The music for Baal has three layers. Melodic priority and formative ballads correlate to the individual; formulaic repetitions relate to the society; dense meshes of sound signify impenetrable nature. In accordance with the musical dramaturgy, highly stylised historical musical forms are used, such as passacaglia, fugue, and dance forms, too, such as reggae and foxtrot. The emphatic Baal finale is, strictly speaking, a requiem, too. -  The Rattenfänger is held together by a basic material of seven various tone groups, which put in place a multiply interlaced system. Guiding elements signalise certain procedures. Each figure is assigned specific vocal topoi, and also certain instruments (for the Rattenfänger it is the saxophone). -  In Riese vom Steinfeld, a station drama, two necessarily strongly contrasting sound worlds are connected. Each scene has its own aura, its specific orchestral colour. The main protagonists each have a tonal world befitting their character. The giant’s internalised music is two-dimensional, static, shielded dark and soft, the music of his real and unreal environment on the other hand fluctuates, it is dynamically exalted, it overflows hectically in grotesque episodes. An external framework, strictly polymetrically layered in twelve voices, holds fast the melancholy inner framework (sung legends, dream visions), bypassing time. Within this border Cerha spans an arch: the giant’s rise, peripeteia and tragic downfall. Embedded as a crass alternative the intrusive world of contrasts.
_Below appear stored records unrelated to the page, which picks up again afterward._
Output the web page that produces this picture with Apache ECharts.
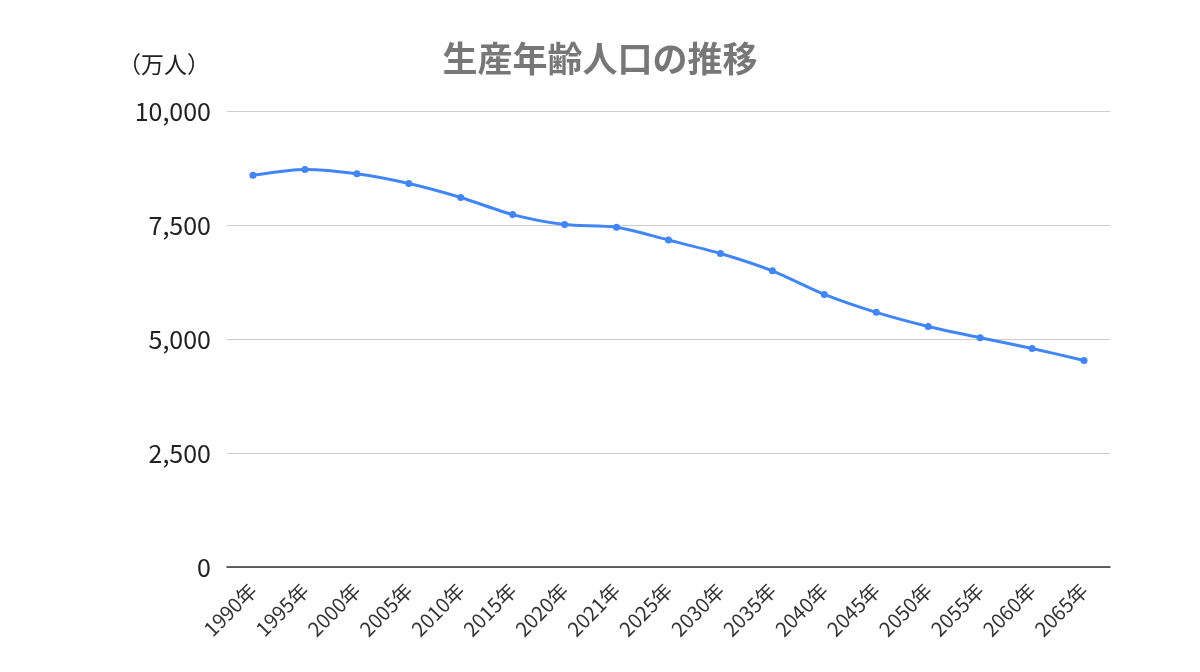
<!DOCTYPE html>
<html><head><meta charset="utf-8">
<script src="https://cdn.jsdelivr.net/npm/echarts@6/dist/echarts.min.js"></script>
<style>html,body{margin:0;padding:0;background:#fff}#c{width:1200px;height:672px}</style>
</head><body><div id="c"></div>
<script>
const categories = ['1990年','1995年','2000年','2005年','2010年','2015年','2020年','2021年','2025年','2030年','2035年','2040年','2045年','2050年','2055年','2060年','2065年'];
const values = [8590,8716,8622,8409,8103,7728,7509,7450,7170,6875,6494,5978,5584,5275,5028,4793,4529];
const yTicks = {min:0, max:10000, interval:2500};
const titleText = '生産年齢人口の推移';
const unitText = '（万人）';

const font = '"Noto Sans CJK JP","Noto Sans",sans-serif';
const chart = echarts.init(document.getElementById('c'), null, {renderer:'canvas'});
chart.setOption({
  animation:false,
  backgroundColor:'#fff',
  title:{text:titleText,left:'center',top:36,textStyle:{fontFamily:font,fontSize:35,fontWeight:'bold',color:'#777777'}},
  graphic:[{type:'text',left:118,top:53,style:{text:unitText,font:'23px '+font,fill:'#222'}}],
  grid:{left:227,right:90,top:111,bottom:105,containLabel:false},
  xAxis:{type:'category',data:categories,boundaryGap:true,
    axisLine:{lineStyle:{color:'#333',width:1.5}},axisTick:{show:false},
    axisLabel:{rotate:45,interval:0,margin:20,fontFamily:font,fontSize:20,color:'#333'}},
  yAxis:{type:'value',min:yTicks.min,max:yTicks.max,interval:yTicks.interval,
    axisLine:{show:false},axisTick:{show:false},
    splitLine:{lineStyle:{color:'#cccccc',width:1.2}},
    axisLabel:{margin:16,fontFamily:font,fontSize:25,color:'#222',
      formatter:v=>v.toLocaleString('en-US')}},
  series:[{type:'line',data:values,smooth:0.25,symbol:'circle',symbolSize:7,
    lineStyle:{color:'#4285f4',width:3},itemStyle:{color:'#4285f4'}}]
});
</script></body></html>
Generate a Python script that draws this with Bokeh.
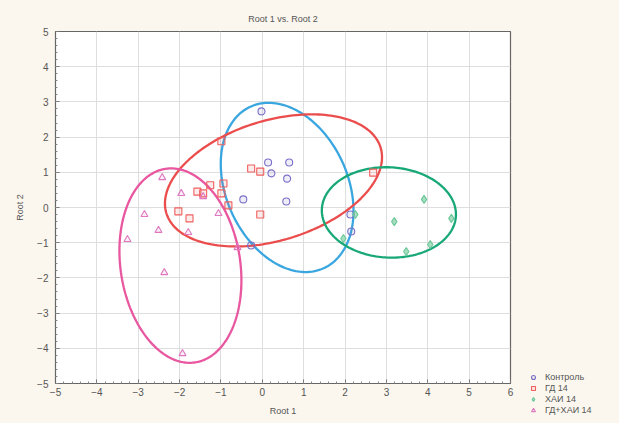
import re
import numpy as np
from bokeh.plotting import figure
from bokeh.models import Range1d, Legend, LegendItem, FixedTicker
from bokeh.embed import file_html
from bokeh.resources import INLINE

# ---- data ----
groups = ["Контроль", "ГД 14", "ХАИ 14", "ГД+ХАИ 14"]

ctrl_x = [-0.02, 0.14, 0.65, 0.22, 0.60, -0.46, 0.58, -0.27, 2.13, 2.15]
ctrl_y = [2.73, 1.28, 1.28, 0.97, 0.82, 0.23, 0.17, -1.08, -0.20, -0.68]

gd_x = [-0.99, -0.27, -0.05, -1.26, -0.94, -1.57, -1.43, -0.99, -0.82, -0.05, -2.03, -1.76, 2.68]
gd_y = [1.88, 1.11, 1.02, 0.63, 0.68, 0.45, 0.40, 0.40, 0.06, -0.20, -0.11, -0.31, 0.99]

hai_x = [2.25, 1.96, 3.91, 3.19, 3.48, 4.06, 4.57]
hai_y = [-0.20, -0.88, 0.23, -0.40, -1.25, -1.05, -0.31]

gdhai_x = [-2.42, -1.96, -1.43, -2.85, -2.51, -3.26, -1.79, -1.06, -0.60, -2.37, -1.93]
gdhai_y = [0.85, 0.40, 0.31, -0.20, -0.65, -0.91, -0.71, -0.17, -1.14, -1.85, -4.15]

# confidence ellipses: centre, first and second conjugate semi-axis vectors (data units)
ell_center = [(0.60, 0.57), (0.27, 0.77), (3.06, -0.14), (-1.98, -1.65)]
ell_u = [(-0.28, 2.39), (2.59, 0.93), (1.62, -0.10), (-0.36, 2.75)]
ell_v = [(1.58, -0.255), (-0.42, 1.63), (0.057, 1.28), (1.43, 0.26)]

x_ticks = list(range(-5, 7))
y_ticks = list(range(-5, 6))

pt_colors = ["#7a70c8", "#ef5f5f", "#6cc898", "#df78bf"]
ell_colors = ["#3aa6e0", "#eb4d4d", "#18a878", "#e8579f"]
markers = ["circle", "square", "diamond", "triangle"]

BG = "#fbf7ee"
FONT = "Liberation Sans"
TXT = "#555555"

p = figure(frame_width=455, frame_height=352, output_backend="svg", toolbar_location=None,
           x_range=Range1d(-5, 6), y_range=Range1d(-5, 5),
           min_border_left=55, min_border_right=109, min_border_top=31,
           min_border_bottom=40, background_fill_color="white",
           border_fill_color=BG, outline_line_color="#666666", outline_line_width=1.2)

p.title.text = "Root 1 vs. Root 2"
p.title.align = "center"
p.title.text_font = FONT
p.title.text_font_size = "9px"
p.title.text_font_style = "normal"
p.title.text_color = TXT
p.title.offset = 0
p.title.standoff = 16

for ax in (p.xaxis[0], p.yaxis[0]):
    ax.major_label_text_font = FONT
    ax.major_label_text_font_size = "10px"
    ax.major_label_text_color = TXT
    ax.axis_label_text_font = FONT
    ax.axis_label_text_font_size = "9px"
    ax.axis_label_text_font_style = "normal"
    ax.axis_label_text_color = TXT
    ax.axis_line_color = "#666666"
    ax.major_tick_in = 4
    ax.major_tick_out = 0
    ax.minor_tick_in = 2
    ax.minor_tick_out = 0
    ax.major_tick_line_color = "#777777"
    ax.minor_tick_line_color = "#888888"

p.xaxis[0].ticker = FixedTicker(ticks=x_ticks, minor_ticks=list(np.arange(-5, 6.01, 0.2)))
p.yaxis[0].ticker = FixedTicker(ticks=y_ticks, minor_ticks=list(np.arange(-5, 5.01, 0.2)))
p.xaxis[0].axis_label = "Root 1"
p.yaxis[0].axis_label = "Root 2"
p.xaxis[0].major_label_standoff = 4
p.yaxis[0].major_label_standoff = 7
p.xaxis[0].axis_label_standoff = 7
p.yaxis[0].axis_label_standoff = 9

p.xgrid.ticker = FixedTicker(ticks=x_ticks)
p.ygrid.ticker = FixedTicker(ticks=y_ticks)
p.grid.grid_line_color = "#dedede"
p.grid.grid_line_width = 1

# ellipses
t = np.linspace(0, 2 * np.pi, 200)
for c, u, v, col in zip(ell_center, ell_u, ell_v, ell_colors):
    ex = c[0] + u[0] * np.cos(t) + v[0] * np.sin(t)
    ey = c[1] + u[1] * np.cos(t) + v[1] * np.sin(t)
    p.line(ex, ey, line_color=col, line_width=2.3)

# points
items = []
data = [(ctrl_x, ctrl_y), (gd_x, gd_y), (hai_x, hai_y), (gdhai_x, gdhai_y)]
for (xs, ys), name, col, mk in zip(data, groups, pt_colors, markers):
    size = 7 if mk != "diamond" else 8
    r = p.scatter(xs, ys, marker=mk, size=size, line_color=col, fill_color=col,
                  fill_alpha=0.12 if mk != "diamond" else 0.6, line_width=1.1)
    items.append(LegendItem(label=name, renderers=[r]))

legend = Legend(items=items, location=(16, -34), background_fill_alpha=0,
                border_line_alpha=0, label_text_font=FONT, label_text_font_size="9px",
                label_text_color=TXT, glyph_width=10, glyph_height=10, spacing=1,
                label_height=10, padding=2, margin=0, label_standoff=7)
p.add_layout(legend, "right")

html = file_html(p, INLINE)
head, sep, rest = html.partition("</head>")
rest = re.sub(r"<body[^>]*>",
              '<body style="margin:0;overflow:hidden;background:%s">' % BG, rest, count=1)
open("out.html", "w").write(head + sep + rest)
It shows the work to be a dramma giocoso, or a tragi-comedy. The parody sparkles by way of allusions and approximations of quotes: Prussian and British military marches are parodied, grotesque echoes of the Valkyries are to be heard, as is a pathetically collapsing Nazi song, and several internal musical jokes. In-between all this: the abrupt and frightening turnaround of the progression from tragedy-comedy: what begins humorously in the Prague ghetto in the flavour of klezmer music ends abruptly freezing in the pale and morendo sounding anticipation of the Holocaust. And then once again absurdity, onomatopoeic grim humour, when the giant’s legs are sawn off for the funeral because the coffin is too short.

Friedrich Cerha’s creative curiosity shows no sign of weakening. In the first instance composer, then conductor, musicologist, teacher, naturalist. His living aspiration: to create primarily organic forms, “in which developmental processes play a role that is always comprehensible to our experience”.